Un ensayo sobre el cuidado de los otros (de nosotros)

Mi amiga Karina y yo decimos que somos conservadores de izquierda. Más allá de cierta voluntad escandalizadora, que alimenta la mayoría de las cosas que mi amiga Karina y yo decimos en nombre de los dos, no es menos cierto que hay detrás de esa definición una clase particular de abnegación, como una retirada de las luces de la ciudadela de la memoria épica, de los pergaminos incandescentes de la glorificación de la literatura bien concebida de ideas, de los recuadros en los cuadernitos de formación revolucionaria para salita de cuatro y preescolar. Cuando decimos eso, cuando se lo decimos a otros o cuando nos lo decimos entre nosotros dos – que son las más de las veces, por cierto-, es como si nos fuéramos al refugio de los patios interiores de la historia de la organización popular, a esa sombra en la que se cocinaron por años, y aun se cocinan, las historias pequeñas pero anudadas de las vidas vividas por cada nombre y apellido particular, por cada protagonista esencial de esa historia, la de su papá peronista delegado del vidrio y la de mi abuelo comunista aparador de zapatos. Lo que es conservador, claro está, es ese regreso, ese repliegue.

También cuando lo decimos parecemos sonar en armonía, sobre todo por estos días, con algunas formas del pensamiento práctico de un nuevo tipo de pragmatismo popular / administrativo, que también reconoce para sí las bondades eventuales de cierta dosis de conservadurismo. Lo conservador ha sido patrimonio imaginario de la derecha, qué duda cabe. En el diagrama opocicional transformación / conservación, está claro qué lugar le ha tocado a cada quien, a lo largo de la historia. Y no se trata de invertir ese diagrama, ni mucho menos.

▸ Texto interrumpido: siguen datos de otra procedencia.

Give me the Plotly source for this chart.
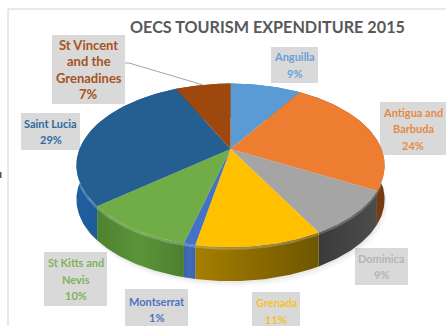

Esas nuevas olas de la imaginería politicona de la novel generación gobernante, o de alguna de sus variantes, que han accedido a ocupar espacios de poder en los últimos tiempos, - en el estado, pero no solamente - han adoptado algunas de las formas discursivas tradicionales de las derechas, atentas a las cuestiones vinculadas con la gestión del poder y su conservación. En curso de esa empresa, no faltan quienes piensan, en algún tipo de clave medio superada, medio cancherona, que las virtudes de la gestión de derecha de una política de izquierda es una especie de garantía de oro, de puente celeste entre las eternas expectativas defraudadas de los desposeídos del mundo y “la administración de la cosa en sí”, esa sucia rutina de eso que se llama, ay, gobierno.

Como dice alguien a quien mi amiga Karina y yo le tenemos mucho aprecio, eso no tiene nada que ver con lo que estamos diciendo acá.

Lo conservador tiene que ver con alguna forma de respeto a las experiencias más minimamente vitalistas de la política, a los avatares microscópicos del hacer político innominado, silencioso, matero, a ese universo penumbroso, heroico de una forma muy especial, muy susurrada, a esa biografía candorosa de pequeñas virtudes paritarias, de triunfos “medio a cero” en alguna charlita siestera de comité, en alguna escaramuza menor de fábrica, de taller, de barrio. Lo conservador debe ser, pensamos mi amiga Karina y yo, esa reserva moral de la épica construida de a capítulos de una página, en pequeñas misceláneas microscópicas. En ese poder, en la memoria de esas memorias, reside la fuerza modesta de la gesta popular, la solidez de su proyecto, el éxito mediano.

La retórica de la ocupación, de la necesidad, de eso militar que tiene siempre la lucha por el poder, suele dejar en el camino las resonancias de esos relatos o, en el mejor de los casos, les construye un catálogo, un registro, un proyecto y les consigue financiamiento iternacional. La vanguardia, a su vez, los despoja de intensidad, los vuelve inmateriales, innecesarios, los subordina al tono habitualmente altisonante de la proclama y de la aventura, de la rigidez en los gestos del peligro, del rigor fragoroso del enfrentamiento. Ni una ni otra acceden a la temporalidad de la paciencia que una política vivida en clave de letanía necesita y, aún más, obliga.

No hay transformación sin elegía. Toda la fuerza, todo la subversión está en esas proezas módicas. La política y la organización popular se deben una estrategia de conservación de esos pesebres.